Paula Abdul tells us that “Opposites attract”. That is exactly what intercultural relationships are relationships formed between individuals from different cultures (Martin & Nakayama, pg. 397, 2018). In high school I think females want to be liked so much that they lose sight of who they really are. There is a lot of pressure when it comes to relationships that you may see individuals who very little in common, but are from different cultures. High school puts pressure on kids as it is with school work, they add pressure by the need to have dates to attend school dances.
One thing I think is interesting is that we may be in different cultures, but we may be with someone who is similar to us. I myself am in a intercultural relationship. I was raised in the Catholic Church, my boyfriend of eight years was raised in a Pennecostal Church. The unique thing putting religion aside, we are quite similar. We have a love for very similar things.
The similarity principle is a principle of relational attraction suggesting that individuals tend to be attracted to people they perceive to be similar to themselves (Martin & Nakayama, pg. 405, 2018). I have always heard a saying that girls tend to be with someone similar to their fathers.
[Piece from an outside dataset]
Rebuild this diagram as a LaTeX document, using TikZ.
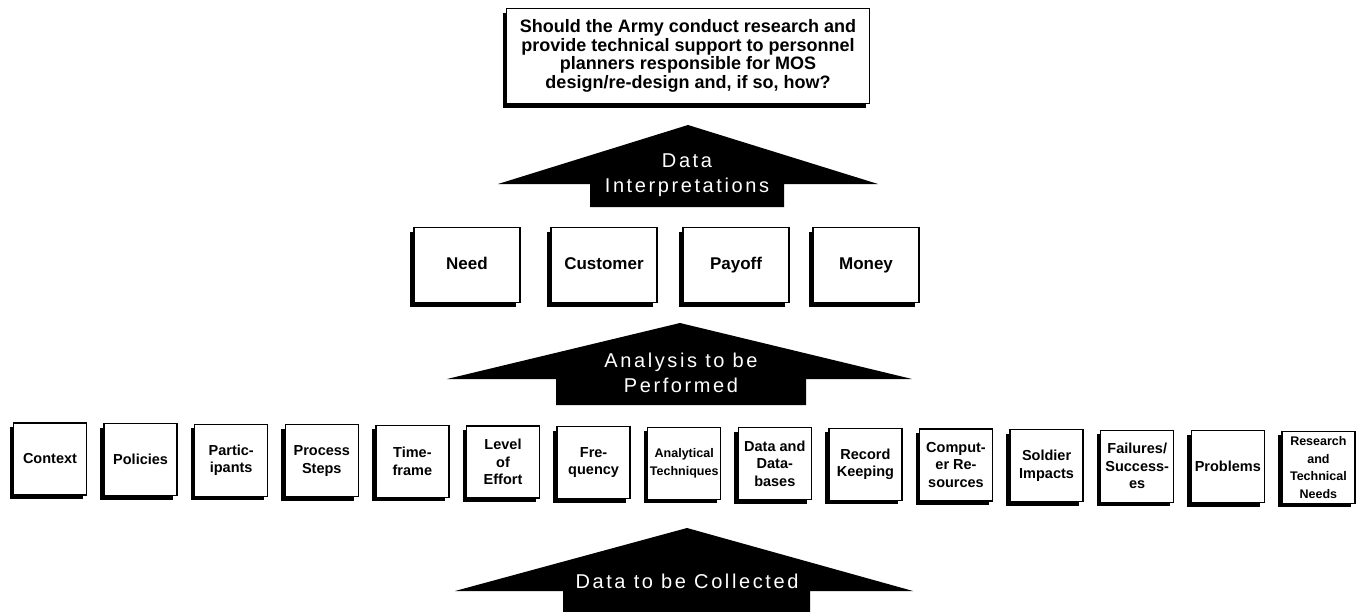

I absolutely think this is true. I myself am with someone who is quite similar to my dad. We may have grown up in different communities, very different actually. We have a lot in common whether it would be racing, sports, and even the same taste in foods. All of which I have in common with my dad. We have bonded and created routines with each other over our favorite things. My dad is my favorite person in the whole word, it just seems so fitting that I would indeed end up with someone who is similar to him.
I now make memories with my boyfriend of those same things. I love talking to my dad about my adventures in the motorhome. I get to experience so many cool places and things. I love being able to share similar interests with my boyfriend. I think that it keeps us connected in the end.
Martin, J. A., & Nakayama, T. K. (2018). Intercultural Communication in Contexts (7th ed.). New York, NY: McGraw-Hill.